What is my Address?
In Oracle RowID is the physical address of a row. Oracle knows uses ROWID to identify the location of record in the database. RowID’s are binary addresses of the location where the row is stored.
Example: Select rowid, s.salesorder from sales_history s
Types of table Access
Oracle can retrieve data in a number of different ways. The most common techniques are
- Read the entire table using a full table scan
- access a specific row using ROWID
- Using an Index to locate the rows
Full Table Access
- A full table scan sequentially reads each row from the table
- Oracle reads multiple blocks during each database read (64 KB blocks)
- If there are million rows in a table then, it will read all the million rows (notice that the plan specifies “Table Access Full” and there are around 1.3 million rows)
Table access by ROWID
- Oracle reads rows by their ROWID pseudo column
- ROWID contains the physical location of the row
- Oracle uses index to correlate data values with ROWID and help in improving the performance of a query
- the database finds the ROWID that go with these values and follows them to the precise table blocks, and rows within those blocks, that satisfy the query
EX: Explain plan for finding the Product using product ID
shows you that table is accessed using the index rowid.
Index Unique Scan
Oracle performs Index Unique Scan only when there is a unique index on the column.
- The scan searches the index in order for the specified key.

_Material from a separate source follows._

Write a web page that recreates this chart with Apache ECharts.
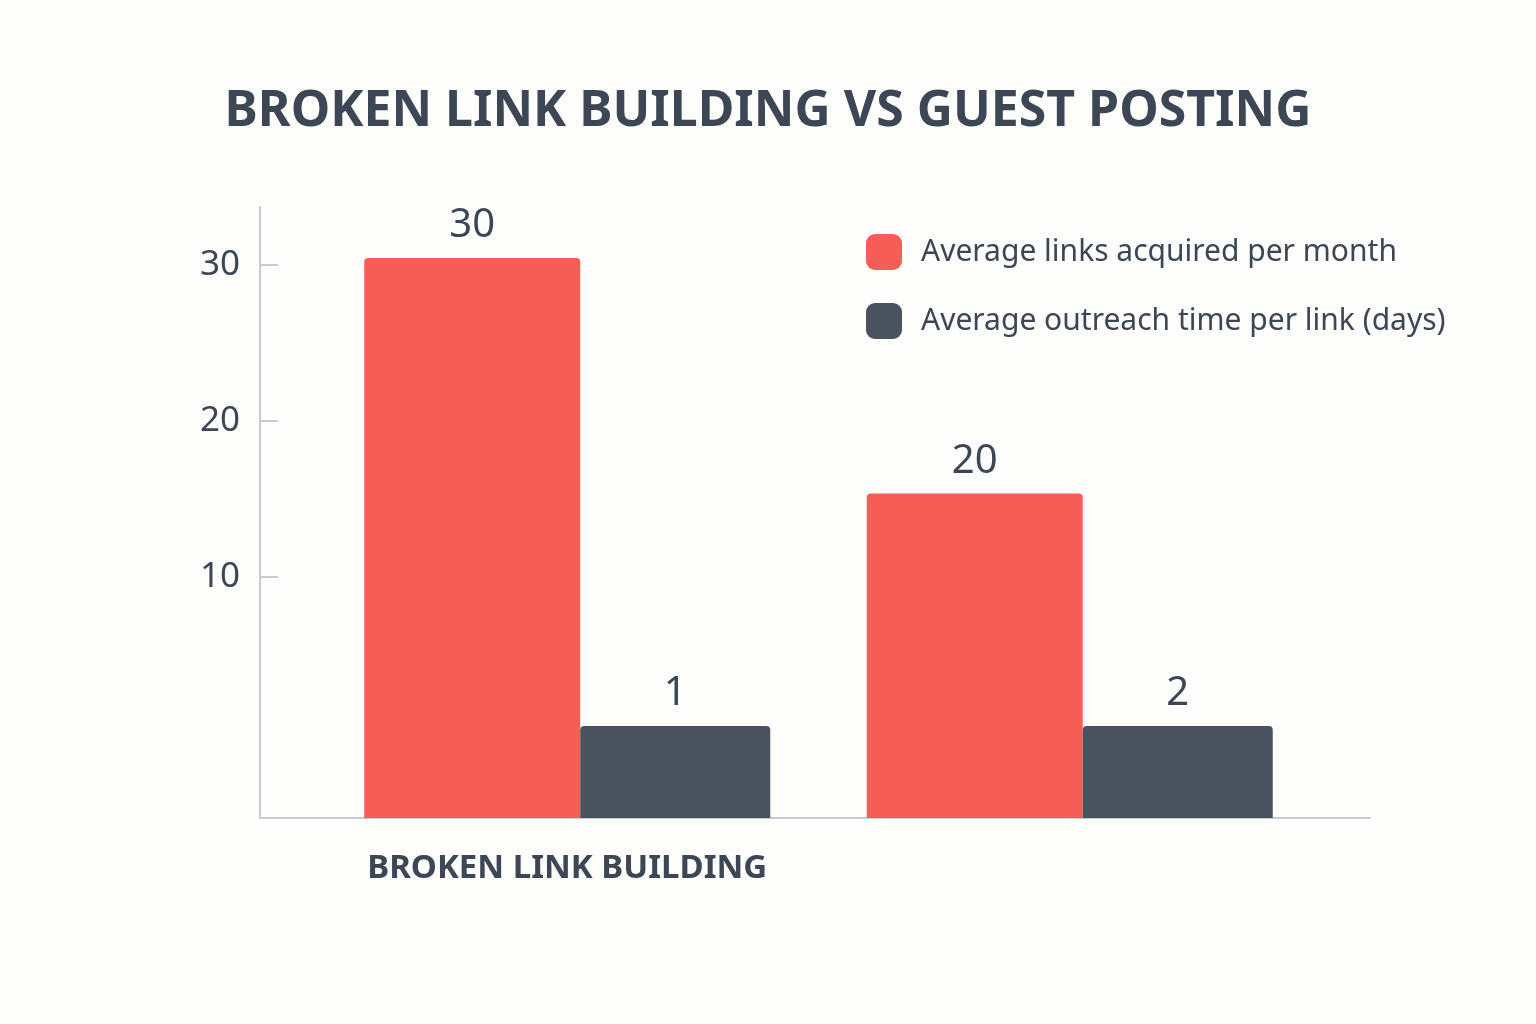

An index unique scan stops processing as soon as it finds the first record because no second record is possible
- The database obtains the rowID from the index entry, and then retrieves the row specfied by the rowID
The sample execution plan for the above is displayed in the image below
This looks the same as the plan before except it shows that it does an “Index unique Scan” on the productID column
Index Range Scan
An Index Range Scan is used when there is a
Non Unique index or You are searching for a range of values
oracle index range scan
Here is an index range scan example. The image is self explanatory.
Choosing between Full Table Scan and Indexed Access
- Indexed reads examine only a small part of each block, the rows you want, instead of every row in the block, saving CPU time
- Indexed reads usually scale better as a table grows, giving stable performance, where as a full table scan becomes steadily worse, even while it might start out a little faster than the indexed plan
- Indexed reads are almost always cached.
Rule of the thumb is
When you are reading a small amount of data from a large table use index, where as if you are reading a large amount of data then skip the index and do a full table scan.